Unfortunately, no. Refresh token lasts only two weeks (by default) and then it should be obtained again with user credentials. It is easy to make non-storing-credentials wallabagger, but who wants to enter credentials every two weeks?

Rurik19 avatar May 23 '19 07:05 Rurik19

Ref. https://github.com/wallabag/wallabag/issues/2800

tcitworld avatar May 23 '19 07:05 tcitworld

@Rurik19

There are many ways to solve that problem (Such as indefinite tokens for the extension or OAuth), storing user credentials in plaintext locally is not an acceptable method... It's negligent and cavalier handling of user secrets. It's exposing your users to unnecessary risk.

This is not simply my opinion, this is an industry standard.
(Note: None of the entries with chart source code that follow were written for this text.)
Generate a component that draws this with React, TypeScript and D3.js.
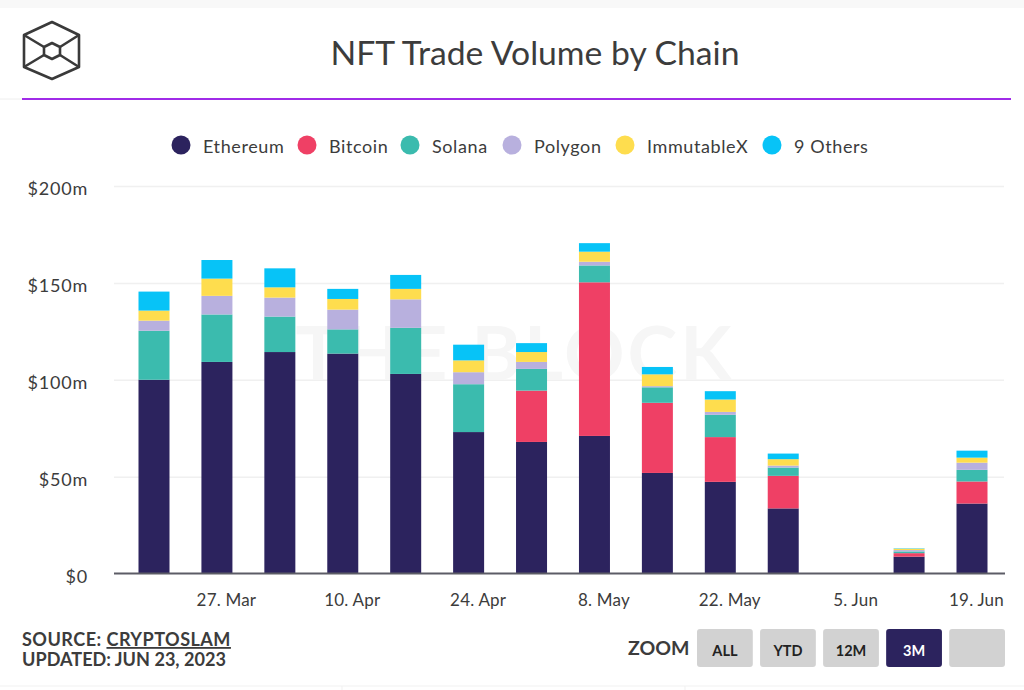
import React, { useEffect, useRef } from 'react';
import * as d3 from 'd3';

const weeks = ['2023-03-20', '2023-03-27', '2023-04-03', '2023-04-10', '2023-04-17', '2023-04-24', '2023-05-01', '2023-05-08', '2023-05-15', '2023-05-22', '2023-05-29', '2023-06-05', '2023-06-12', '2023-06-19'];
const tickDates = ['2023-03-27', '2023-04-10', '2023-04-24', '2023-05-08', '2023-05-22', '2023-06-05', '2023-06-19'];
const tickLabels = ['27. Mar', '10. Apr', '24. Apr', '8. May', '22. May', '5. Jun', '19. Jun'];
const yTicks = [0, 50, 100, 150, 200];

const ethereum = [100, 109.2, 114.3, 113.5, 103, 73, 67.9, 71, 51.9, 47.3, 33.6, 0, 8.7, 36.1];
const bitcoin = [0, 0, 0, 0, 0, 0, 26.5, 79.3, 36.2, 23.1, 16.8, 0, 1.8, 11.4];
const solana = [25.3, 24.5, 18.3, 12.5, 23.8, 24.7, 11.2, 8.7, 8, 11.5, 4.3, 0, 0.9, 6];
const polygon = [5.2, 9.6, 9.8, 10.2, 14.7, 6.2, 3.6, 1.9, 0.6, 1.5, 1, 0, 0.7, 3.7];
const immutableX = [5.2, 8.9, 5.3, 5.5, 5.4, 6.1, 5.1, 5.2, 6.1, 6.4, 3.3, 0, 0.7, 2.6];
const others = [9.8, 9.6, 9.8, 5.2, 7.2, 8.1, 4.6, 4.4, 3.8, 4.3, 2.9, 0, 0.2, 3.6];

const seriesNames = ['Ethereum', 'Bitcoin', 'Solana', 'Polygon', 'ImmutableX', '9 Others'];
const seriesColors = ['#2c235e', '#ef4065', '#3bbbae', '#b8b0de', '#fedd4e', '#07c3f7'];
const seriesValues = [ethereum, bitcoin, solana, polygon, immutableX, others];
const legendX = [181, 307, 410, 512, 625, 772];

const zoomLabels = ['ALL', 'YTD', '12M', '3M', ''];

const App: React.FC = () => {
  const svgRef = useRef<SVGSVGElement>(null);

  useEffect(() => {
    if (!svgRef.current) return;
    const svg = d3.select(svgRef.current);
    svg.selectAll('*').remove();

    const font = 'Lato, sans-serif';
    const textColor = '#3c3c3c';

    // Page bands
    svg.append('rect').attr('width', 1024).attr('height', 690).attr('fill', '#fff');
    svg.append('rect').attr('width', 1024).attr('height', 8).attr('fill', '#f8f8f8');
    svg.append('line').attr('x1', 0).attr('x2', 1024).attr('y1', 686).attr('y2', 686).attr('stroke', '#f1f1f1');
    [342, 685].forEach(x => {
      svg.append('line').attr('x1', x).attr('x2', x).attr('y1', 686).attr('y2', 690).attr('stroke', '#f1f1f1');
    });

    // Logo
    const logo = svg.append('g').attr('fill', 'none').attr('stroke', '#3a3a3a').attr('stroke-width', 2.6).attr('stroke-linejoin', 'round');
    logo.append('path').attr('d', 'M52 22 L79 35 L79 67 L52 79 L24 67 L24 35 Z');
    logo.append('path').attr('d', 'M52 43 L60 47 L60 55 L52 59 L44 55 L44 47 Z');
    logo.append('path').attr('d', 'M24 35 L44 47 M79 35 L60 47 M24 67 L44 55 M79 67 L60 55');

    // Title and rule
    svg.append('text').attr('x', 535).attr('y', 65).attr('text-anchor', 'middle')
      .attr('font-family', font).attr('font-size', 33.7).attr('fill', textColor).text('NFT Trade Volume by Chain');
    svg.append('line').attr('x1', 0).attr('x2', 22).attr('y1', 99).attr('y2', 99).attr('stroke', '#eeeeee');
    svg.append('line').attr('x1', 22).attr('x2', 1011).attr('y1', 99).attr('y2', 99).attr('stroke', '#a02be8').attr('stroke-width', 1.8);

    // Legend
    seriesNames.forEach((name, i) => {
      svg.append('circle').attr('cx', legendX[i]).attr('cy', 145).attr('r', 9.5).attr('fill', seriesColors[i]);
      svg.append('text').attr('x', legendX[i] + 22).attr('y', 153).attr('font-family', font)
        .attr('font-size', 18).attr('letter-spacing', 0.6).attr('fill', textColor).text(name);
    });

    // Scales
    const parse = d3.utcParse('%Y-%m-%d');
    const dates = weeks.map(d => parse(d) as Date);
    const x = d3.scaleUtc().domain([dates[0], dates[dates.length - 1]]).range([154, 972]);
    const y = d3.scaleLinear().domain([0, 200]).range([573.5, 186]);
    const barWidth = 31;

    // Grid
    const grid = svg.append('g').attr('transform', 'translate(114,0)')
      .call(d3.axisLeft(y).tickValues(yTicks).tickSize(-890).tickFormat(() => ''));
    grid.select('.domain').remove();
    grid.selectAll('line').attr('stroke', '#f0f0f0').attr('stroke-width', 1.5);
    grid.selectAll('.tick').filter(d => d === 0).remove();

    // Y labels
    const yAxis = svg.append('g').attr('transform', 'translate(88,3)')
      .call(d3.axisLeft(y).tickValues(yTicks).tickSize(0).tickPadding(0).tickFormat(d => (d === 0 ? '$0' : `$${d}m`)));
    yAxis.select('.domain').remove();
    yAxis.selectAll('text').attr('font-family', font).attr('font-size', 18).attr('letter-spacing', 0.8).attr('fill', textColor);

    // Watermark
    svg.append('text').attr('x', 515).attr('y', 380).attr('text-anchor', 'middle').attr('font-family', font)
      .attr('font-weight', 700).attr('font-size', 75).attr('letter-spacing', 3).attr('fill', '#f6f6f6').text('THE BLOCK');

    // Stacked bars
    const rows = dates.map((date, i) => {
      const row: Record<string, number | Date> = { date };
      seriesNames.forEach((name, s) => { row[name] = seriesValues[s][i]; });
      return row;
    });
    const stacked = d3.stack<Record<string, number | Date>>().keys(seriesNames)(rows as any);
    svg.append('g').selectAll('g').data(stacked).join('g')
      .attr('fill', (_, i) => seriesColors[i])
      .selectAll('rect').data(d => d).join('rect')
      .attr('x', d => x(d.data.date as Date) - barWidth / 2)
      .attr('width', barWidth)
      .attr('y', d => y(d[1]))
      .attr('height', d => y(d[0]) - y(d[1]));

    // X axis
    const xAxis = svg.append('g').attr('transform', 'translate(0,573.5)')
      .call(d3.axisBottom(x).tickValues(tickDates.map(d => parse(d) as Date)).tickSize(0).tickPadding(0)
        .tickFormat((_, i) => tickLabels[i]));
    xAxis.select('.domain').remove();
    xAxis.selectAll('text').attr('font-family', font).attr('font-size', 17).attr('letter-spacing', 0.2)
      .attr('fill', textColor).attr('dx', (_, i) => (i === tickLabels.length - 1 ? 4 : 9)).attr('dy', 32);
    svg.append('line').attr('x1', 114).attr('x2', 1005).attr('y1', 573.5).attr('y2', 573.5).attr('stroke', '#5c5c66').attr('stroke-width', 2);

    // Source
    const src = svg.append('text').attr('x', 22).attr('y', 646).attr('font-family', font).attr('font-weight', 700)
      .attr('font-size', 18.1).attr('letter-spacing', 0.45).attr('fill', textColor);
    src.append('tspan').text('SOURCE: ');
    src.append('tspan').attr('text-decoration', 'underline').text('CRYPTOSLAM');
    svg.append('text').attr('x', 22).attr('y', 666).attr('font-family', font).attr('font-weight', 700)
      .attr('font-size', 18.1).attr('fill', textColor).text('UPDATED: JUN 23, 2023');

    // Zoom buttons
    svg.append('text').attr('x', 628).attr('y', 655).attr('font-family', font).attr('font-weight', 700)
      .attr('font-size', 19.5).attr('fill', textColor).text('ZOOM');
    const button = d3.scaleBand<number>().domain(d3.range(zoomLabels.length)).range([697, 1005]).paddingInner(0.115);
    zoomLabels.forEach((label, i) => {
      const active = label === '3M';
      svg.append('rect').attr('x', button(i) as number).attr('y', 629).attr('width', button.bandwidth()).attr('height', 38)
        .attr('rx', 3).attr('fill', active ? '#2c235e' : '#d2d2d2');
      svg.append('text').attr('x', (button(i) as number) + button.bandwidth() / 2).attr('y', 656).attr('text-anchor', 'middle')
        .attr('font-family', font).attr('font-weight', 700).attr('font-size', 14.5).attr('fill', active ? '#fff' : '#222').text(label);
    });
  }, []);

  return <svg ref={svgRef} width={1024} height={690} style={{ position: 'absolute', left: 0, top: 0 }} />;
};

export default App;
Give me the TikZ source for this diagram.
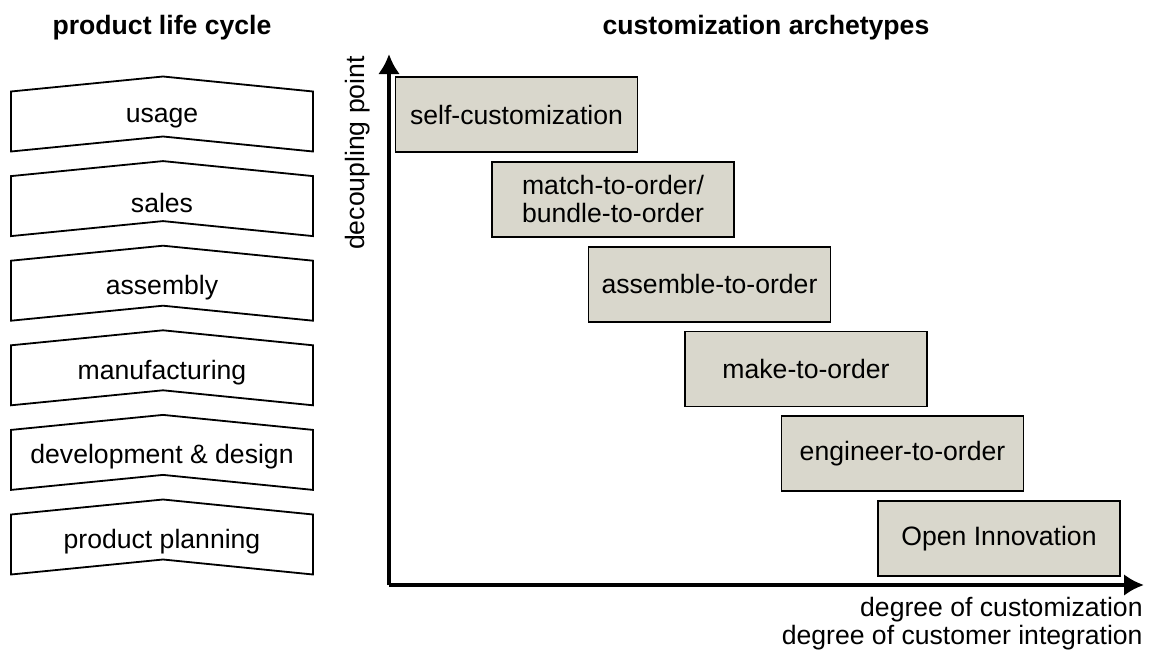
\documentclass[tikz,border=0pt]{standalone}
\usepackage{fontspec}
\setmainfont{Liberation Sans}
\usetikzlibrary{arrows.meta}

\definecolor{archfill}{RGB}{217,215,204}

\begin{document}
\begin{tikzpicture}[
        x=0.5pt, y=-0.5pt,
        >={Latex[length=10pt,width=11pt]},
        every node/.style={font=\fontsize{13.3}{14}\selectfont},
        phase/.style={draw, line width=0.9pt, fill=white},
        archetype/.style={draw, line width=0.9pt, fill=archfill,
                          minimum width=121pt, minimum height=37.5pt,
                          align=center, inner sep=0pt},
        heading/.style={font=\fontsize{13.3}{14}\selectfont\bfseries},
    ]
    \useasboundingbox (0,0) rectangle (1153,653);

    % headings
    \node[heading] (lifehead) at (162, 28) {product life cycle};
    \node[heading] (archhead) at (766, 28) {customization archetypes};

    % product life cycle chevrons
    \foreach \lbl [count=\i from 0] in {usage, sales, assembly, manufacturing,
                                      development \& design, product planning}
    {
        \pgfmathsetmacro{\t}{91.5 + 84.6*\i}
        \draw[phase] (11, \t) -- (163, \t-15) -- (313, \t)
                     -- (313, \t+60) -- (163, \t+45) -- (11, \t+60) -- cycle;
        \node (phase\i) at (162, \t+27) {\lbl};
    }

    % axes
    \coordinate (orig) at (389, 585);
    \coordinate (ytip) at (389, 54);
    \coordinate (xtip) at (1144, 585);
    \draw[->, line width=2pt] (orig) -- (ytip);
    \draw[->, line width=2pt] (orig) -- (xtip);
    \node[rotate=90] (ylabel) at (358, 153) {decoupling point};
    \node[anchor=north east, align=right, inner sep=0pt] (xlabel) at (1143, 597)
        {degree of customization\\degree of customer integration};

    % customization archetypes
    \foreach \lbl [count=\i from 0] in {self-customization,
                                      {match-to-order/\\bundle-to-order},
                                      assemble-to-order, make-to-order,
                                      engineer-to-order, Open Innovation}
        \node[archetype] (arch\i) at (516.5 + 96.5*\i, 114.5 + 84.8*\i) {\lbl};

\end{tikzpicture}
\end{document}
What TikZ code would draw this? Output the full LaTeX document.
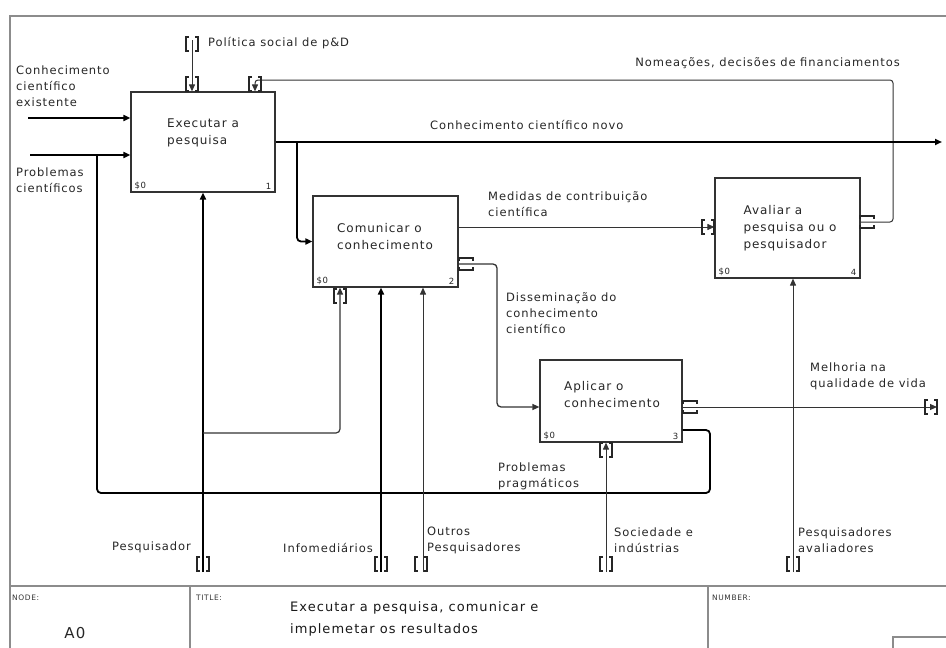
\documentclass[tikz,border=0pt]{standalone}
\usepackage{fontspec}
\setmainfont{DejaVu Sans}[LetterSpace=8]
\usetikzlibrary{arrows.meta,calc}

\begin{document}
\begin{tikzpicture}[x=1pt,y=-1pt,
  lbl/.style={font=\fontsize{11.5}{16}\selectfont, align=left, inner sep=0pt, text=black!85},
  boxtxt/.style={font=\fontsize{12}{17}\selectfont, align=left, text=black!85},
  procbox/.style={draw=black!80, line width=1.2pt, fill=white, rectangle, inner sep=0pt},
  corner/.style={font=\fontsize{8.5}{9}\selectfont, inner sep=0pt, text=black!85},
  heavy/.style={line width=1.8pt, draw=black},
  light/.style={line width=1pt, draw=black!80},
  tip/.style={-{Triangle[length=7pt,width=6pt]}},
  tunnel/.style={line width=1.1pt, draw=black!85},
  frame/.style={line width=1.2pt, draw=black!45},
  small/.style={font=\fontsize{7.5}{9}\selectfont, inner sep=0pt, text=black!80},
  vtun/.pic={\draw[tunnel] (-3,-7) -- (-6,-7) -- (-6,7) -- (-3,7) (3,-7) -- (6,-7) -- (6,7) -- (3,7);},
  htun/.pic={\draw[tunnel] (-7,-3) -- (-7,-6) -- (7,-6) -- (7,-3) (-7,3) -- (-7,6) -- (7,6) -- (7,3);}
]
\useasboundingbox (0,0) rectangle (946,648);

% sheet frame and title block
\draw[frame] (946,16) -- (10,16) -- (10,648);
\draw[frame] (10,586) -- (946,586);
\draw[frame] (190,586) -- (190,648);
\draw[frame] (708,586) -- (708,648);
\draw[frame] (893,648) -- (893,637) -- (946,637);
\node[small, anchor=west] (tnode) at (12,598) {NODE:};
\node[small, anchor=west] (ttitle) at (196,598) {TITLE:};
\node[small, anchor=west] (tnum) at (712,598) {NUMBER:};
\node[font=\fontsize{15}{18}\selectfont, inner sep=0pt, text=black!85] (tA0) at (75,633) {A0};
\node[font=\fontsize{13}{22}\selectfont, align=left, anchor=north west, inner sep=0pt, text=black!90] (ttext) at (290,601)
  {Executar a pesquisa, comunicar e\\implemetar os resultados};

% activity boxes
\node[procbox, minimum width=144pt, minimum height=100pt] (b1) at (203,142) {};
\node[procbox, minimum width=145pt, minimum height=91pt] (b2) at (385.5,241.5) {};
\node[procbox, minimum width=142pt, minimum height=82pt] (b3) at (611,401) {};
\node[procbox, minimum width=145pt, minimum height=100pt] (b4) at (787.5,228) {};

\node[boxtxt] (b1t) at (203,133) {Executar a\\pesquisa};
\node[boxtxt] (b2t) at (385,237) {Comunicar o\\conhecimento};
\node[boxtxt] (b3t) at (612,395) {Aplicar o\\conhecimento};
\node[boxtxt] (b4t) at (790,228) {Avaliar a\\pesquisa ou o\\pesquisador};

\foreach \b/\n in {b1/1,b2/2,b3/3,b4/4}{
  \node[corner, anchor=south west] (\b c) at ($(\b.south west)+(4,-3)$) {\$0};
  \node[corner, anchor=south east] (\b n) at ($(\b.south east)+(-4,-3)$) {\n};
}

% helper points
\coordinate (inK) at (28,118);
\coordinate (inP) at (30,155);
\coordinate (fbA) at (710,430);
\coordinate (fbB) at (97,493);
\coordinate (pol) at (192,40);
\coordinate (nomA) at (893,222);
\coordinate (nomB) at (255,80);
\coordinate (novo) at (942,142);
\coordinate (br12) at (297,142);
\coordinate (med) at (600,227);
\coordinate (dsA) at (497,264);
\coordinate (dsB) at (520,407);
\coordinate (mel) at (937,407);
\coordinate (pesq) at (203,572);
\coordinate (pbr) at (203,433);
\coordinate (pbrC) at (340,433);
\coordinate (info) at (381,572);
\coordinate (outr) at (423,572);
\coordinate (soc) at (606,572);
\coordinate (aval) at (793,572);

% inputs
\draw[heavy, tip] (inK) -- (inK -| b1.west);
\draw[heavy, tip] (inP) -- (inP -| b1.west);
\draw[heavy, rounded corners=4] (b3.east |- fbA) -- (fbA) -- (fbA |- fbB) -- (fbB) -- (fbB |- inP);

% controls
\draw[light, tip] (pol) -- (pol |- b1.north);
\pic at (192,44) {vtun};
\pic at (192,84) {vtun};
\draw[light, tip, rounded corners=3] (b4.east |- nomA) -- (nomA) -- (nomA |- nomB) -- (nomB) -- (nomB |- b1.north);
\pic at (867,222) {htun};
\pic at (255,84) {vtun};

% outputs
\draw[heavy, tip] (b1.east |- novo) -- (novo);
\draw[heavy, tip, rounded corners=4] (br12) -- (br12 |- b2.west) -- (b2.west);
\draw[light, tip] (b2.east |- med) -- (b4.west |- med);
\pic at (708,227) {vtun};
\draw[light, line width=1.3pt, tip, rounded corners=4] (b2.east |- dsA) -- (dsA) -- (dsA |- dsB) -- (b3.west |- dsB);
\pic at (466,264) {htun};
\draw[light, tip] (b3.east |- mel) -- (mel);
\pic at (690,407) {htun};
\pic at (931,407) {vtun};

% mechanisms
\draw[heavy, tip] (pesq) -- (pesq |- b1.south);
\draw[light, line width=1.2pt, tip, rounded corners=4] (pbr) -- (pbrC) -- (pbrC |- b2.south);
\pic at (340,296) {vtun};
\draw[heavy, tip] (info) -- (info |- b2.south);
\draw[light, tip] (outr) -- (outr |- b2.south);
\draw[light, tip] (soc) -- (soc |- b3.south);
\pic at (606,450) {vtun};
\draw[light, tip] (aval) -- (aval |- b4.south);
\foreach \x in {203,381,421,606,793} \pic at (\x,564) {vtun};

% arrow labels
\node[lbl, anchor=west] (lK) at (16,86) {Conhecimento\\científico\\existente};
\node[lbl, anchor=west] (lP) at (16,180) {Problemas\\científicos};
\node[lbl, anchor=west] (lPol) at (208,43) {Política social de p\&D};
\node[lbl, anchor=east] (lNom) at (900,63) {Nomeações, decisões de financiamentos};
\node[lbl, anchor=west] (lNovo) at (430,125) {Conhecimento científico novo};
\node[lbl, anchor=west] (lMed) at (488,204) {Medidas de contribuição\\científica};
\node[lbl, anchor=west] (lDs) at (506,313) {Disseminação do\\conhecimento\\científico};
\node[lbl, anchor=west] (lMel) at (810,376) {Melhoria na\\qualidade de vida};
\node[lbl, anchor=west] (lPp) at (498,476) {Problemas\\pragmáticos};
\node[lbl, anchor=east] (lPesq) at (191,547) {Pesquisador};
\node[lbl, anchor=east] (lInfo) at (373,548) {Infomediários};
\node[lbl, anchor=west] (lOut) at (427,540) {Outros\\Pesquisadores};
\node[lbl, anchor=west] (lSoc) at (614,540) {Sociedade e\\indústrias};
\node[lbl, anchor=west] (lAval) at (798,540) {Pesquisadores\\avaliadores};
\end{tikzpicture}
\end{document}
There are minimum thresholds of sensitive data management to be considered non-negligent. Even GDPR makes mention to it.

There are countless, reputable, online resources that highlight this. Such as OWASP, CWE, Microsoft Blog, Troy Hunt's Blog In General. As well as a multitude of blogs, posts, forum topics, questions....etc Like Coding Horror or PIA Blog. As well as informational posts on how to tackle or think about this problem, such as this, or this, or this.

Entire libraries and standards have been created SPECIFICALLY for this problem, such as OAuth.

who wants to enter credentials every two weeks?

This is not an excuse to expose user credentials and put your users at risk. It's a problem to solve...


I'm not sure how some other applications do it, I imagine through OAuth, but Raindrop.io as an example immediately connects to your account when the extension is installed if you're already logged in.

douglasg14b avatar May 24 '19 16:05 douglasg14b

This is duplicate of #145 and #151. Reasons are explained there.

mdirik avatar Jun 27 '19 08:06 mdirik

I must admit, I did find it odd that the extension needed a client key and my account credentials. It seems that storing the account credentials undermines the idea of the client keys.

Ideally, if an attacker compromises one device, the others are untouched, but since the attacker basically owns the account at that point, they could revoke other devices etc.

I like the way github does things with personal access tokens.

vext01 avatar Oct 11 '19 11:10 vext01

I must admit, I did find it odd that the extension needed a client key and my account credentials. It seems that storing the account credentials undermines the idea of the client keys.

Yes. It makes the client key absolutely pointless because they give no additional security: to revoke access to a client, you still need to rotate the main account password because it's everywhere.